Sitting on the third base foul line was my potential first gem of the season. I didnt have to wait but ten minutes before Joel Zumaya came over to scoop it up, and toss it in. I asked for it respectively and he tossed it my way. BING! Respect goes along way when asking players for balls. Use your P’s, and Q’s. The Tigers were launching quite a few baseballs into the left field corner, and the players were giving the fans a lot of attention as well. So I figured I may have a chance to get number two. When I got over there Fu-Te Ni, Ryan Perry, Rick Porcello, and Zach Miner were all tossing baseballs to kids. I was lucky enough to recognize Ryan Perry with his designer sunglasses on. I asked him for a ball twice. No dice. On the third attempt, he tossed the ball up but a few feet to my left. I got a finger on itbut I ended up actually blocked it from another fan. It landed back onto the field where the ball was then sent back into the infield.

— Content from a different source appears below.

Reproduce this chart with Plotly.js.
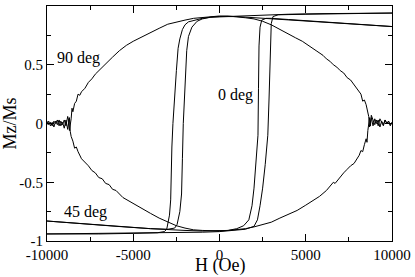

I headed back to my seats after BP was completed and I waited for the Tigers starting pitcher to come out where he would warm up on the infield. As he did Carlos Guillen came over to signed some autographs. I opted out of having him sign anything I had available. But after the warm up was complete, Carlos Guillen ended up with the ball so I stood up calling to him. He threw it to me but another fan was standing in front of me trying to intercept my ball. I leaned forward to snagged it. Bing! Knowing players names, and identifying them pays off…sometimes. Unfortunalty, no foul balls were hit my way during the game.
Game; April 8th 2010 Kansas City Royals Vs. Detroit Tigers.